CalSTRS chalked up a 13.1% return in 2004. U.S. equities returned 12.4%, beating the benchmark Russell 3000 (ex-tobacco) index 's 11.9% return; alternatives jumped 22%, beating the custom benchmark's 9.8% return; real estate returned 15.4%, beating the custom benchmark's 12.4% return; fixed income edged out its benchmark by 0.1 percentage points, with a 4.9% return; and international equities underperformed the MSCI All Country Free (ex-U.S.) benchmark by 0.8 points, returning 20.4%.
Separately, the $126.9 billion pension fund will seek up to six active emerging markets equity managers to run up to $3 billion in assets, said Sherry Reser, spokeswoman. Details on the source of funding for the new mandates have not been decided, and it will be at least six months before managers are hired. The fund may also create a pool of reserve managers it would use to replace or add to the selected firms without going through the RFP process. The California State Teachers' Retirement System, Sacramento, approved a plan to weight the emerging markets exposure at 10% of international equities, currently valued at $31 billion. As of Jan. 31, State Street Global Advisors managed $2.5 billion for the system in an emerging market index fund.

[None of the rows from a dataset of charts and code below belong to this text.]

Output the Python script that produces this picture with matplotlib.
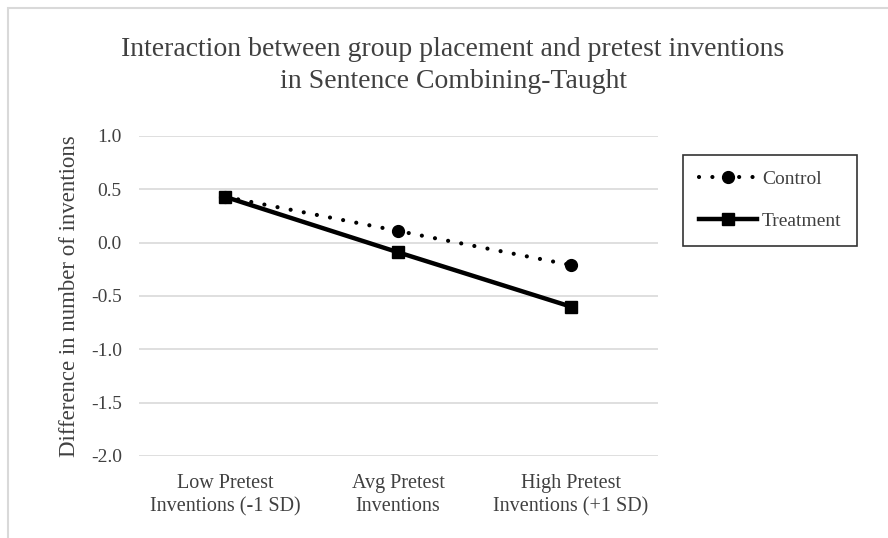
import matplotlib
matplotlib.use("Agg")
import matplotlib.pyplot as plt
from matplotlib.patches import Rectangle

# --------- data ---------------------------------
categories = ["Low Pretest\nInventions (-1 SD)", "Avg Pretest\nInventions", "High Pretest\nInventions (+1 SD)"]
control = [0.43, 0.11, -0.21]
treatment = [0.43, -0.09, -0.60]
yticks = [1.0, 0.5, 0.0, -0.5, -1.0, -1.5, -2.0]

TEXT = "#404040"
plt.rcParams["font.family"] = ["Liberation Serif", "DejaVu Serif"]

fig = plt.figure(figsize=(8.88, 5.38), dpi=100)
ax = fig.add_axes([138.5 / 888, 1 - 456 / 538, (657.5 - 138.5) / 888, (456 - 136) / 538])

x = list(range(len(categories)))
ax.plot(x, control, color="black", lw=3, linestyle=(0, (0.01, 3.2)), dash_capstyle="round",
        marker="o", ms=8.5, label="Control", zorder=3)
ax.plot(x, treatment, color="black", lw=3.2, marker="s", ms=8.5, label="Treatment", zorder=3)

ax.set_xlim(-0.5, len(categories) - 0.5)
ax.set_ylim(-2.0, 1.0)
ax.set_yticks(yticks)
ax.set_yticklabels([f"{v:.1f}" for v in yticks])
ax.set_xticks(x)
ax.set_xticklabels(categories, fontsize=14.5, color=TEXT, linespacing=1.3)
ax.tick_params(axis="y", labelsize=14, colors=TEXT, length=0, pad=12)
ax.tick_params(axis="x", length=0, pad=13, colors=TEXT)
ax.grid(axis="y", color="#d9d9d9", lw=1.2)
ax.set_axisbelow(True)
for s in ax.spines.values():
    s.set_visible(False)

ax.set_ylabel("Difference in number of inventions", fontsize=16.5, color=TEXT, labelpad=8)

fig.text(453 / 888, 1 - 50 / 538, "Interaction between group placement and pretest inventions",
         ha="center", va="center", fontsize=20, color=TEXT)
fig.text(453 / 888, 1 - 82 / 538, "in Sentence Combining-Taught",
         ha="center", va="center", fontsize=20, color=TEXT)

leg = fig.legend(loc="upper left", bbox_to_anchor=(683 / 888, 1 - 155 / 538), frameon=True,
                 fancybox=False, edgecolor="black", fontsize=14, handlelength=3.0,
                 handletextpad=0.25, labelspacing=1.25, borderpad=0.8, borderaxespad=0,
                 labelcolor=TEXT)
leg.get_frame().set_linewidth(1.2)

# outer light-grey chart border
fig.patches.append(Rectangle((8 / 888, -0.1), 1.0, 1 - 8 / 538 + 0.1, transform=fig.transFigure,
                             fill=False, edgecolor="#d9d9d9", lw=1.5))

fig.savefig("out.png", dpi=100)
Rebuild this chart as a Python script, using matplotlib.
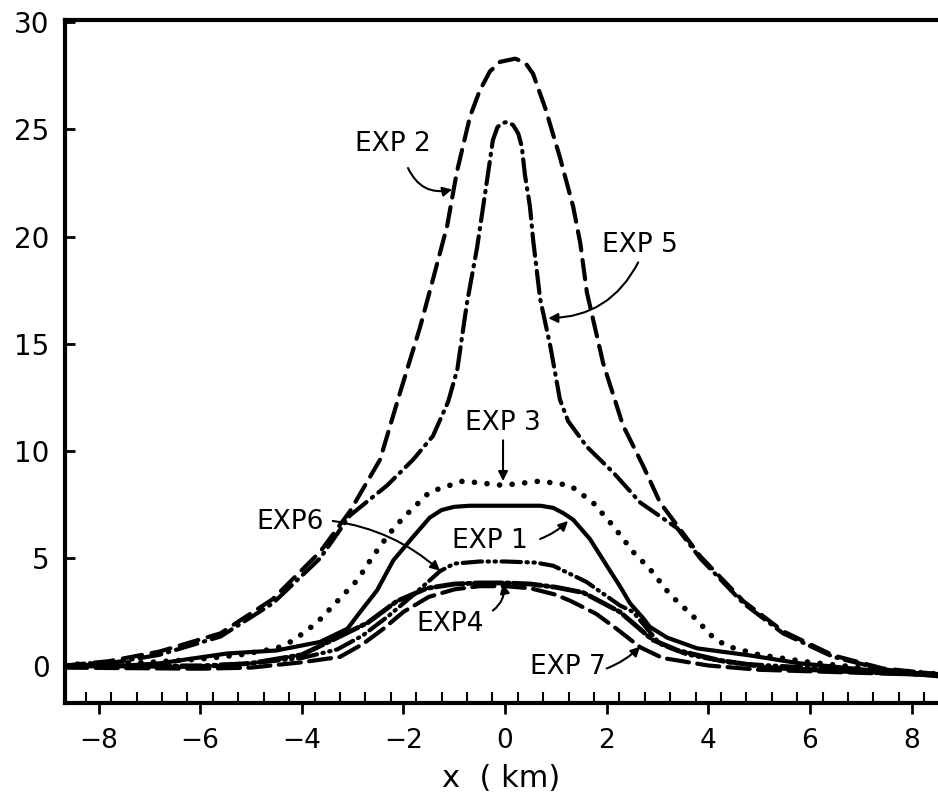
import matplotlib
matplotlib.use("Agg")
import matplotlib.pyplot as plt

plt.rcParams['font.family'] = ['DejaVu Sans']
plt.rcParams['lines.scale_dashes'] = False

# curves (x in km)
x_exp2 = [-8.66, -7.8, -6.8, -5.6, -4.57, -3.64, -3.05, -2.46, -2.07, -1.67, -1.42, -1.14, -0.95,
          -0.69, -0.5, -0.3, -0.1, 0.2, 0.4, 0.55, 0.79, 1.08, 1.34, 1.48, 1.61, 1.93, 2.32, 2.72,
          3.05, 3.84, 4.69, 5.47, 6.46, 7.44, 8.52]
y_exp2 = [0.0, 0.2, 0.65, 1.5, 3.1, 5.3, 7.2, 9.6, 12.7, 15.8, 18.0, 20.5, 23.0,
          25.6, 26.8, 27.7, 28.15, 28.3, 28.1, 27.6, 26.0, 23.7, 21.4, 19.7, 17.4, 14.1, 11.2, 9.3,
          7.6, 5.1, 3.0, 1.6, 0.47, -0.14, -0.4]

x_exp5 = [-8.66, -7.8, -6.8, -5.6, -4.57, -3.64, -3.05, -2.32, -1.81, -1.42, -1.12, -0.94, -0.75,
          -0.55, -0.35, -0.24, -0.15, -0.06, 0.05, 0.16, 0.26, 0.33, 0.39, 0.49, 0.55, 0.69, 0.89,
          1.08, 1.24, 1.61, 2.13, 2.66, 3.39, 3.84, 4.69, 5.47, 6.46, 7.44, 8.52]
y_exp5 = [-0.05, 0.1, 0.5, 1.35, 2.9, 5.0, 7.0, 8.4, 9.6, 10.7, 12.3, 13.8, 16.9,
          19.5, 22.7, 24.5, 25.1, 25.3, 25.35, 25.2, 24.8, 24.2, 22.9, 21.4, 19.9, 17.1, 14.9,
          12.4, 11.4, 10.2, 9.0, 7.6, 6.4, 5.0, 2.9, 1.5, 0.4, -0.18, -0.45]

x_exp3 = [-8.66, -7.0, -6.0, -5.2, -4.5, -4.17, -3.7, -3.3, -2.9, -2.6, -2.26, -2.0, -1.48, -0.83,
          -0.04, 0.69, 1.28, 1.73, 2.13, 2.52, 2.85, 3.25, 3.7, 4.1, 4.37, 5.0, 6.0, 7.0, 8.52]
y_exp3 = [0.05, 0.15, 0.3, 0.5, 0.8, 1.16, 2.0, 3.0, 4.0, 5.1, 6.2, 6.9, 8.1, 8.6,
          8.4, 8.6, 8.4, 7.6, 6.5, 5.3, 4.5, 3.3, 2.3, 1.3, 0.9, 0.5, 0.15, -0.1, -0.4]

x_exp1 = [-8.66, -7.8, -6.8, -6.14, -5.47, -4.5, -3.64, -3.1, -2.85, -2.52, -2.2, -1.81, -1.48,
          -1.25, -1.0, -0.7, 0.7, 0.95, 1.15, 1.34, 1.67, 2.07, 2.26, 2.46, 2.72, 2.85, 3.19, 3.78,
          4.82, 5.8, 7.1, 8.52]
y_exp1 = [0.0, -0.05, 0.1, 0.33, 0.56, 0.7, 1.1, 1.72, 2.5, 3.5, 4.9, 6.0, 6.9,
          7.25, 7.4, 7.45, 7.45, 7.35, 7.1, 6.8, 5.9, 4.4, 3.7, 2.9, 2.2, 1.8, 1.3, 0.8,
          0.47, 0.1, -0.2, -0.5]

x_exp6 = [-8.66, -6.0, -5.0, -4.0, -3.3, -2.8, -2.3, -1.8, -1.28, -1.0, -0.5, 0.0, 0.6, 0.95,
          1.6, 1.87, 2.26, 2.52, 2.66, 3.05, 3.6, 4.5, 6.0, 8.52]
y_exp6 = [0.0, 0.0, 0.1, 0.35, 0.75, 1.4, 2.3, 3.3, 4.4, 4.75, 4.85, 4.85, 4.8, 4.65,
          3.9, 3.45, 2.8, 2.5, 2.1, 1.0, 0.5, 0.1, -0.1, -0.4]

x_exp4 = [-8.66, -6.0, -5.0, -4.0, -3.3, -2.7, -2.13, -1.54, -1.0, -0.5, 0.0, 0.5, 1.0, 1.54,
          2.26, 2.9, 3.4, 4.2, 5.2, 6.5, 8.52]
y_exp4 = [0.0, -0.05, 0.1, 0.5, 1.3, 2.0, 3.0, 3.6, 3.8, 3.85, 3.85, 3.8, 3.65, 3.4,
          2.5, 1.2, 0.7, 0.25, -0.1, -0.25, -0.45]

x_exp7 = [-8.66, -6.0, -5.0, -4.0, -3.25, -2.8, -2.4, -2.0, -1.5, -1.0, -0.5, 0.0, 0.5, 1.0,
          1.3, 1.8, 2.2, 2.66, 3.1, 4.0, 5.0, 8.52]
y_exp7 = [-0.1, -0.15, -0.1, 0.15, 0.4, 1.0, 1.7, 2.5, 3.2, 3.55, 3.7, 3.7, 3.6, 3.3,
          3.0, 2.4, 1.7, 0.85, 0.35, 0.0, -0.2, -0.45]

# label text, text position, arrow start, arrow tip, curvature
labels = ["EXP 2", "EXP 5", "EXP 3", "EXP6", "EXP 1", "EXP4", "EXP 7"]
label_pos = [(-2.2, 24.3), (2.66, 19.6), (-0.04, 11.3), (-4.23, 6.7), (-0.3, 5.8), (-1.08, 1.95), (1.24, -0.05)]
arrow_from = [(-1.91, 23.2), (2.62, 18.8), (-0.04, 10.5), (-3.39, 6.74), (0.69, 5.9), (-0.24, 2.56), (2.0, -0.14)]
arrow_to = [(-1.04, 22.2), (0.85, 16.2), (-0.04, 8.6), (-1.28, 4.42), (1.24, 6.74), (-0.04, 3.81), (2.66, 0.88)]
arrow_rad = [0.4, -0.3, 0.0, -0.15, 0.1, 0.3, 0.1]

fig = plt.figure(figsize=(9.38, 7.96), dpi=100)
ax = fig.add_axes([0.0693, 0.1168, 0.9307, 0.858])

lw = 3
ax.plot(x_exp2, y_exp2, color='black', lw=lw, dashes=(14, 7), solid_capstyle='round', dash_capstyle='round')
ax.plot(x_exp5, y_exp5, color='black', lw=lw, dashes=(16, 5, 1, 5), dash_capstyle='round')
ax.plot(x_exp3, y_exp3, color='black', lw=4, dashes=(0.1, 9), dash_capstyle='round')
ax.plot(x_exp1, y_exp1, color='black', lw=lw, solid_capstyle='round', solid_joinstyle='round')
ax.plot(x_exp6, y_exp6, color='black', lw=lw, dashes=(14, 4, 1, 4, 1, 4), dash_capstyle='round')
ax.plot(x_exp4, y_exp4, color='black', lw=3.5, dashes=(20, 3, 2, 3), dash_capstyle='round')
ax.plot(x_exp7, y_exp7, color='black', lw=lw, dashes=(16, 6), dash_capstyle='round')

for txt, p, a, b, r in zip(labels, label_pos, arrow_from, arrow_to, arrow_rad):
    ax.text(p[0], p[1], txt, fontsize=19, ha='center', va='center')
    ax.annotate('', xy=b, xytext=a,
                arrowprops=dict(arrowstyle='-|>', color='black', lw=1.5, mutation_scale=14,
                                connectionstyle='arc3,rad=%s' % r, shrinkA=0, shrinkB=0))

ax.set_xlim(-8.66, 8.52)
ax.set_ylim(-1.75, 30.1)

ax.spines['right'].set_visible(False)
for s in ['left', 'bottom', 'top']:
    ax.spines[s].set_linewidth(3)

ax.set_xticks([-8, -6, -4, -2, 0, 2, 4, 6, 8])
ax.set_xticks([i * 0.5 - 8.25 for i in range(34)], minor=True)
ax.set_yticks([0, 5, 10, 15, 20, 25, 30])
ax.tick_params(axis='x', which='major', direction='out', length=8, width=2, labelsize=19, pad=10)
ax.tick_params(axis='x', which='minor', direction='in', length=8, width=1.5)
ax.tick_params(axis='y', which='major', direction='in', length=7, width=2, labelsize=20, pad=11)
ax.set_xticklabels(['\u22128', '\u22126', '\u22124', '\u22122', '0', '2', '4', '6', '8'])

ax.set_xlabel("x  ( km)", fontsize=22, labelpad=7)

fig.savefig("out.png", dpi=100)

Separately, the board approved a broad plan to expand the pension fund's currency overlay program, which could eventually lead to hiring one or more external currency overlay managers. CalSTRS officials are considering expanding the program to cover foreign private equity and real estate, increasing the types of hedging tools used, and seeking to create alpha-generating currency programs. Further details will be provided at CalSTRS' July meeting.